The activities of Monday, May 28, were orchestrated by the VFW and American Legion Post 373. After the parade, people gathered at Cedar Hill Cemetery for speeches in honor of American men and women who paid the ultimate price for freedom.
Army Major Kyle Davis, a 1995 graduate of Greencastle-Antrim High School, was the featured speaker. He attended the United States Military Academy at West Point, graduating in 2000. Now 33, he has served in Iraq and Korea, and will return to Baghdad in December as Assistant Army Attache' at the U.S. Embassy. He and his family make their home in Mount Vernon, Va.
Davis traced the history of Memorial Day, but expected it meant something different to everyone. To him, it was a classmate killed on a training flight in Korea, and four others killed in Iraqi ambushes, bombs detonated at truck checkpoints, or exploding in the roadside.
"These memories are my Memorial Day," he said. "What makes it personal for you?"
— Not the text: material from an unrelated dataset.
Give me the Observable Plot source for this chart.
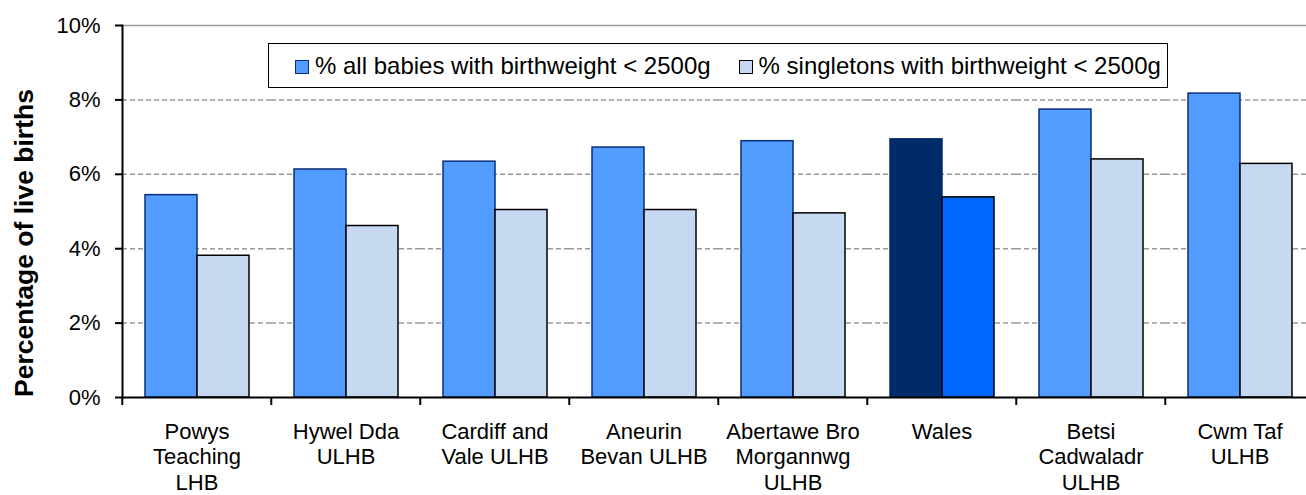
<!DOCTYPE html>
<html>
<head>
<meta charset="utf-8">
<script src="https://cdn.jsdelivr.net/npm/d3@7"></script>
<script src="https://cdn.jsdelivr.net/npm/@observablehq/plot@0.6"></script>
<style>
  html, body { margin: 0; padding: 0; background: #fff; overflow: hidden; }
  #wrap { position: relative; width: 1306px; height: 495px; font-family: 'Liberation Sans', Arial, sans-serif; }
  #ytitle { position: absolute; left: 24px; top: 243px; transform: translate(-50%, -50%) rotate(-90deg);
            font-weight: bold; font-size: 26.5px; line-height: 1; white-space: nowrap; color: #000; }
  #legend { position: absolute; left: 268px; top: 43px; width: 898px; height: 43px; border: 1.5px solid #000;
            background: #fff; display: flex; align-items: center; box-sizing: content-box;
            font-size: 24px; color: #000; white-space: nowrap; }
  .sw { display: inline-block; width: 12px; height: 12px; border: 1.5px solid; margin-right: 6px; position: relative; top: 1px; }
  .item { display: flex; align-items: center; }
</style>
</head>
<body>
<div id="wrap"></div>
<script>
const categories = ["Powys Teaching LHB", "Hywel Dda ULHB", "Cardiff and Vale ULHB", "Aneurin Bevan ULHB",
  "Abertawe Bro Morgannwg ULHB", "Wales", "Betsi Cadwaladr ULHB", "Cwm Taf ULHB"];
const tickLabels = ["Powys\nTeaching\nLHB", "Hywel Dda\nULHB", "Cardiff and\nVale ULHB", "Aneurin\nBevan ULHB",
  "Abertawe Bro\nMorgannwg\nULHB", "Wales", "Betsi\nCadwaladr\nULHB", "Cwm Taf\nULHB"];
const seriesNames = ["% all babies with birthweight < 2500g", "% singletons with birthweight < 2500g"];
const allBabies = [5.44, 6.13, 6.34, 6.72, 6.89, 6.94, 7.74, 8.17];
const singletons = [3.81, 4.61, 5.04, 5.04, 4.95, 5.38, 6.40, 6.28];
const yTicks = [0, 2, 4, 6, 8, 10];
const yGrid = [2, 4, 6, 8];

const seriesFill = ["#529BFF", "#C6D9F0"];
const seriesStroke = ["#0B2F7A", "#000000"];
const walesFill = ["#002B6B", "#0066FF"];
const walesStroke = ["#002B6B", "#000000"];

const data = categories.flatMap((c, i) => [
  {category: c, series: seriesNames[0], value: allBabies[i]},
  {category: c, series: seriesNames[1], value: singletons[i]}
]);
const si = d => seriesNames.indexOf(d.series);

const width = 1306, marginLeft = 120, marginRight = -9.6;
const step = (width - marginRight - marginLeft) / categories.length;

const chart = Plot.plot({
  width, height: 495,
  marginLeft, marginRight, marginTop: 25, marginBottom: 98,
  style: {fontFamily: "'Liberation Sans', Arial, sans-serif", fontSize: "22px", color: "#000", background: "#fff"},
  fx: {domain: categories, padding: 0, axis: null},
  x: {domain: seriesNames, paddingInner: 0, paddingOuter: 0.41, axis: null},
  y: {domain: [0, 10], axis: null},
  marks: [
    Plot.ruleY(yGrid, {stroke: "#9a9a9a", strokeWidth: 1.5, strokeDasharray: "5,3"}),
    Plot.ruleY([10], {stroke: "#9a9a9a", strokeWidth: 1.5}),
    Plot.barY(data, {
      fx: "category", x: "series", y: "value",
      fill: d => d.category === "Wales" ? walesFill[si(d)] : seriesFill[si(d)],
      stroke: d => d.category === "Wales" ? walesStroke[si(d)] : seriesStroke[si(d)],
      strokeWidth: 1.5
    }),
    Plot.ruleY([0], {stroke: "#000", strokeWidth: 2}),
    Plot.axisY({ticks: yTicks, tickSize: 7, tickPadding: 15, tickFormat: d => d + "%", label: null, strokeWidth: 2}),
    Plot.frame({anchor: "left", facetAnchor: "left", stroke: "#000", strokeWidth: 2}),
    Plot.axisFx({anchor: "bottom", tickSize: 0, tickPadding: 23, lineHeight: 1.16, label: null,
      tickFormat: d => tickLabels[categories.indexOf(d)]}),
    Plot.axisFx({anchor: "bottom", tickSize: 8, tickFormat: () => "", dx: -step / 2, strokeWidth: 2, label: null})
  ]
});

const wrap = document.getElementById("wrap");
wrap.appendChild(chart);

const yt = document.createElement("div");
yt.id = "ytitle";
yt.textContent = "Percentage of live births";
wrap.appendChild(yt);

const lg = document.createElement("div");
lg.id = "legend";
lg.innerHTML = seriesNames.map((s, i) =>
  `<span class="item" style="margin-left:${i === 0 ? 26 : 28}px"><span class="sw" style="background:${seriesFill[i]};border-color:${seriesStroke[i]}"></span>${s}</span>`
).join("");
wrap.appendChild(lg);
</script>
</body>
</html>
And despite the country's long record of war in the Middle East, he concluded, "Be grateful there are still people willing to make that ultimate sacrifice."
Following a 21-gun salute and Taps, Schroyer spoke. "God bless the US. Because of its soldiers, it is still the land of the free and the home of the brave."
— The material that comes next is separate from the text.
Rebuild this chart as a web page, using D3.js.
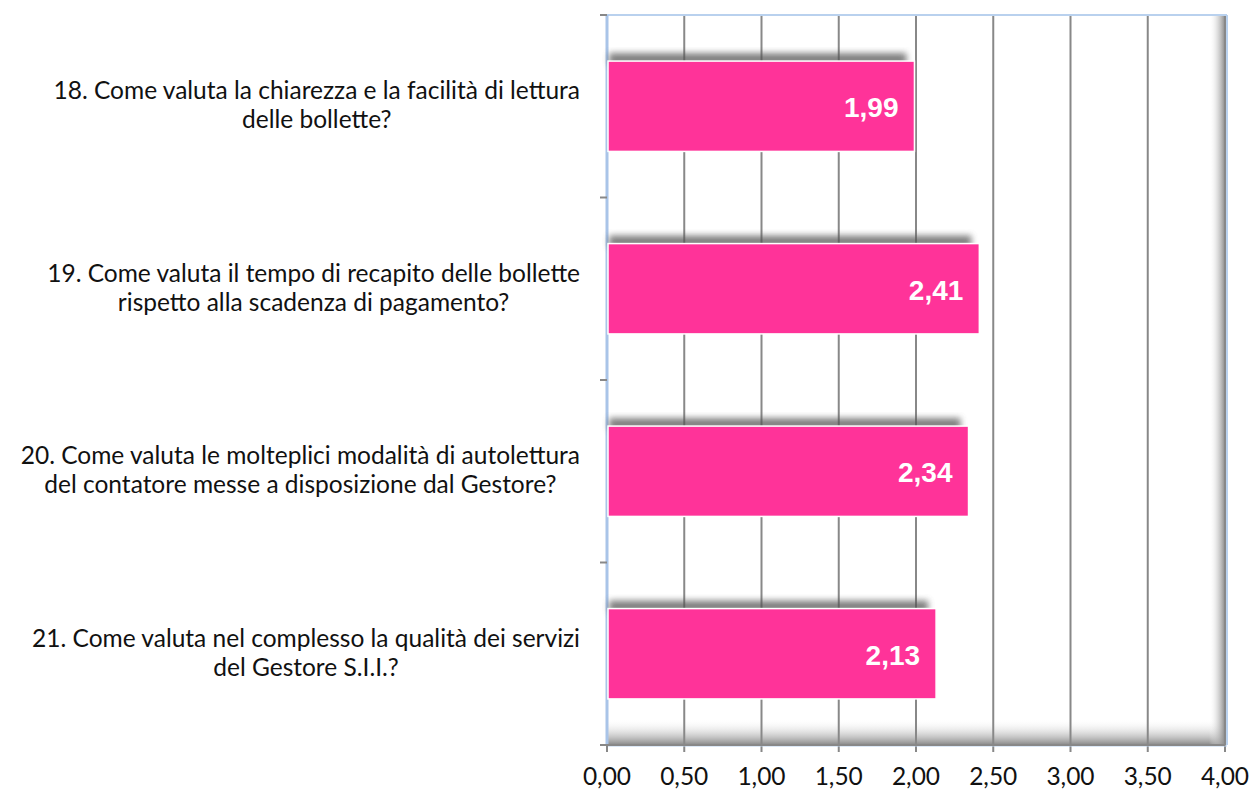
<!DOCTYPE html>
<html>
<head>
<meta charset="utf-8">
<script src="https://cdn.jsdelivr.net/npm/d3@7"></script>
<style>
  body { margin: 0; background: #fff; }
  svg { display: block; }
</style>
</head>
<body>
<svg id="chart" width="1252" height="792"></svg>
<script>
// data
var questions = [
  ["18. Come valuta la chiarezza e la facilità di lettura", "delle bollette?"],
  ["19. Come valuta il tempo di recapito delle bollette", "rispetto alla scadenza di pagamento?"],
  ["20. Come valuta le molteplici modalità di autolettura", "del contatore messe a disposizione dal Gestore?"],
  ["21. Come valuta nel complesso la qualità dei servizi", "del Gestore S.I.I.?"]
];
var scores = [1.99, 2.41, 2.34, 2.13];
var xTicks = [0, 0.5, 1, 1.5, 2, 2.5, 3, 3.5, 4];

var svg = d3.select("#chart");
var pLeft = 607, pRight = 1225, pTop = 15, pBottom = 745;

var x = d3.scaleLinear().domain([0, 4]).range([pLeft, pRight]);
var y = d3.scaleBand().domain(d3.range(questions.length)).range([pTop, pBottom]).paddingInner(0.505).paddingOuter(0.2525);
var fmt = function(v) { return d3.format(".2f")(v).replace(".", ","); };

var defs = svg.append("defs");
var floorGrad = defs.append("linearGradient").attr("id", "floor").attr("x1", 0).attr("y1", 0).attr("x2", 0).attr("y2", 1);
floorGrad.append("stop").attr("offset", "0%").attr("stop-color", "#fff").attr("stop-opacity", 0);
floorGrad.append("stop").attr("offset", "100%").attr("stop-color", "#888");
var wallGrad = defs.append("linearGradient").attr("id", "wall").attr("x1", 0).attr("y1", 0).attr("x2", 1).attr("y2", 0);
wallGrad.append("stop").attr("offset", "0%").attr("stop-color", "#fff").attr("stop-opacity", 0);
wallGrad.append("stop").attr("offset", "100%").attr("stop-color", "#8a8a8a");
defs.append("filter").attr("id", "blur").attr("x", "-10%").attr("y", "-50%").attr("width", "120%").attr("height", "200%")
  .append("feGaussianBlur").attr("stdDeviation", 3);

// floor and wall shading
svg.append("rect").attr("x", pLeft).attr("y", pBottom - 26).attr("width", pRight - pLeft).attr("height", 26).attr("fill", "url(#floor)");
svg.append("rect").attr("x", pRight - 16).attr("y", pTop).attr("width", 16).attr("height", pBottom - pTop).attr("fill", "url(#wall)");

// gridlines
svg.append("g").selectAll("line").data(xTicks.slice(1)).join("line")
  .attr("x1", function(d) { return x(d); }).attr("x2", function(d) { return x(d); })
  .attr("y1", pTop).attr("y2", pBottom + 7)
  .attr("stroke", "#888").attr("stroke-width", 2);

// frame
svg.append("line").attr("x1", pLeft).attr("x2", pRight + 2).attr("y1", pTop).attr("y2", pTop).attr("stroke", "#b9d1ee").attr("stroke-width", 2);
svg.append("line").attr("x1", pRight + 2).attr("x2", pRight + 2).attr("y1", pTop).attr("y2", pBottom).attr("stroke", "#b9d1ee").attr("stroke-width", 2);
svg.append("line").attr("x1", pLeft).attr("x2", pRight + 2).attr("y1", pBottom + 1).attr("y2", pBottom + 1).attr("stroke", "#b9d1ee").attr("stroke-width", 1);
svg.append("line").attr("x1", pLeft).attr("x2", pLeft).attr("y1", pTop).attr("y2", pBottom).attr("stroke", "#a9c4e8").attr("stroke-width", 3);

// category ticks
var catTicks = d3.range(questions.length + 1).map(function(i) { return pTop + i * y.step(); });
svg.append("g").selectAll("line").data(catTicks).join("line")
  .attr("x1", pLeft - 7).attr("x2", pLeft).attr("y1", function(d) { return d; }).attr("y2", function(d) { return d; })
  .attr("stroke", "#888").attr("stroke-width", 2);
svg.append("line").attr("x1", pLeft - 7).attr("x2", pRight).attr("y1", pBottom).attr("y2", pBottom).attr("stroke", "#888").attr("stroke-width", 2);
svg.append("line").attr("x1", pLeft).attr("x2", pLeft).attr("y1", pBottom).attr("y2", pBottom + 7).attr("stroke", "#888").attr("stroke-width", 2);

// bar shadows
svg.append("g").selectAll("rect").data(scores).join("rect")
  .attr("x", pLeft + 2).attr("y", function(d, i) { return y(i) - 8; })
  .attr("width", function(d) { return x(d) - pLeft - 10; }).attr("height", 12)
  .attr("fill", "#555").attr("opacity", 0.75).attr("filter", "url(#blur)");

// bars
svg.append("g").selectAll("rect").data(scores).join("rect")
  .attr("x", pLeft + 1).attr("y", function(d, i) { return y(i); })
  .attr("width", function(d) { return x(d) - pLeft - 1; }).attr("height", y.bandwidth())
  .attr("fill", "#ff3399").attr("stroke", "#fff").attr("stroke-width", 1.5);

// value labels
svg.append("g").selectAll("text").data(scores).join("text")
  .attr("x", function(d) { return x(d) - 16; })
  .attr("y", function(d, i) { return y(i) + y.bandwidth() / 2 + 11; })
  .attr("text-anchor", "end").attr("fill", "#fff")
  .attr("font-family", "Liberation Sans, Arial, sans-serif").attr("font-weight", "bold").attr("font-size", 28)
  .text(fmt);

// category labels: lines centred on each other, block right-aligned at 580
var lab = svg.append("g").selectAll("text").data(questions).join("text")
  .attr("text-anchor", "middle")
  .attr("font-family", "Lato, sans-serif").attr("font-size", 24.5).attr("fill", "#111")
  .attr("y", function(d, i) { return y(i) + y.bandwidth() / 2 - 7; });
lab.each(function(d) {
  var t = d3.select(this);
  t.selectAll("tspan").data(d).join("tspan").text(function(s) { return s; });
  var w = d3.max(t.selectAll("tspan").nodes(), function(n) { return n.getComputedTextLength(); });
  var cx = 580 - w / 2;
  t.selectAll("tspan").attr("x", cx).attr("dy", function(s, j) { return j === 0 ? 0 : 29; });
});

// x tick labels
svg.append("g").selectAll("text").data(xTicks).join("text")
  .attr("x", function(d) { return x(d); }).attr("y", 785)
  .attr("text-anchor", "middle")
  .attr("font-family", "Lato, sans-serif").attr("font-size", 24.5).attr("fill", "#111")
  .text(fmt);
</script>
</body>
</html>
State Rep. Todd Rock paid tribute to three Franklin County residents who had lost their lives in the war: Sgt. Edward Shaffer of Mont Alto, Staff Sgt. Richard Tieman of Waynesboro, and Bitner of Greencastle. Sections of state roads had been or would be dedicated to each of them, as memorial highways.
"Hopefully, anyone passing by will remember what these young men fought for and be proud to be called Americans," he said.